The same Republicans who risked crippling themselves to win the Tea Party’s blessing less than a year ago, can now use Scott’s misfortune as an alibi to ease away from the slash and burn ideology espoused - or, more accurately, shrieked - by the tea baggers during the 2010 campaign. Post-Scott, Tea Party types probably shouldn’t count on a whole lot of grip and grin photo ops with GOP hopefuls as election season kicks in.

Slow learners aside, Scott’s adaptation of Mr. Toad’s Wild Ride has an upside for Republicans desperate to shed the “party of crazy” Tea Party baggage by selecting a nominee with a fighting chance of actually winning in 2012. This means moving the GOP away from the fringe underworld of the tea partiers, and its potential to screw up Iowa, New Hampshire and South Carolina for any Republican they suspect might be leaning to the left of Glenn Beck.

Scott can now be rolled out as a GOP poster child, a two-word response to Tea Party organizers who would otherwise be demanding a kingmaker role when Republicans gather in Tampa for their national convention.
"We want you to ..."
Rick. Scott.
"But … "
Rick. Scott.
"Our members … "
Rick. Scott.
Florida’s voters have watched Scott lay waste to their education system, bankrupt local government and disembowel the few state agencies that were marginally functional - all in the name of God, country and the Tea Party Patriots. And, of course, he gave away their train.
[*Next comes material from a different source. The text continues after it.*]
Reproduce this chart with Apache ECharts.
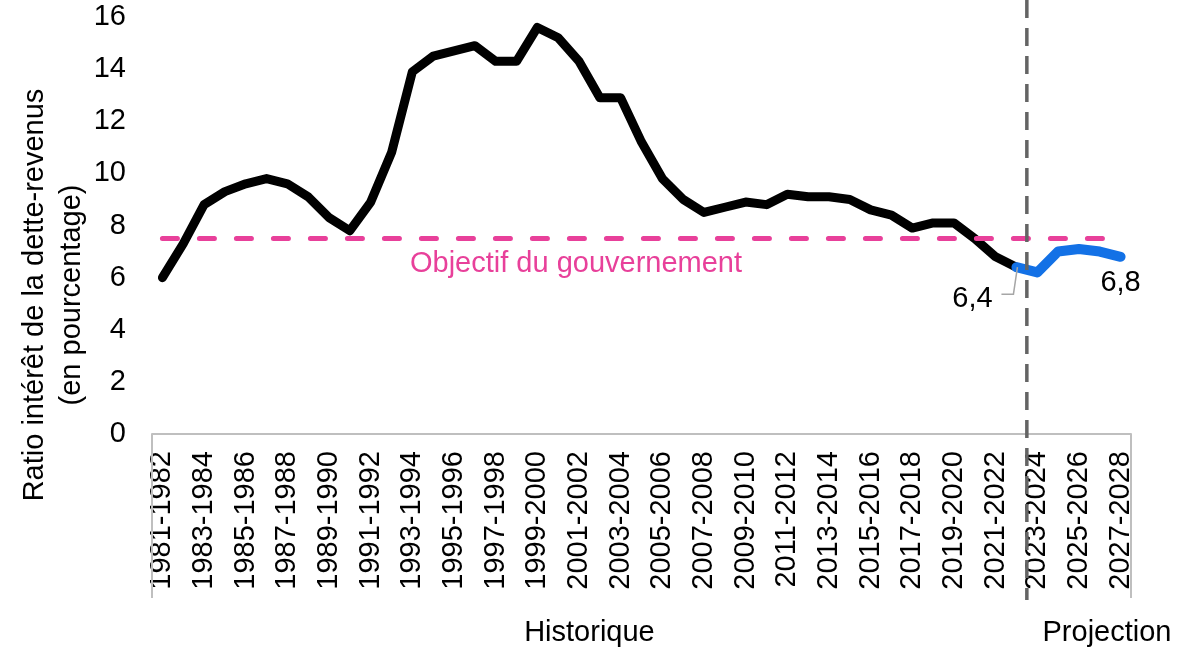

They have, in just five short months, figured out that the only thing worse than a candidate who breaks campaign promises is one who actually keeps them.

When Rick Scott took office, some Sunshine State Republicans hysterically heralded him as the new conservative messiah, one who was destined to play a vital and immediate role in national GOP politics. Scott was, of course, one of them. Turns out they might wind up being right - but for all the wrong reasons.

If Scott’s poll numbers continue to crater, that role will still be vital - just not the one they once so enthusiastically envisioned.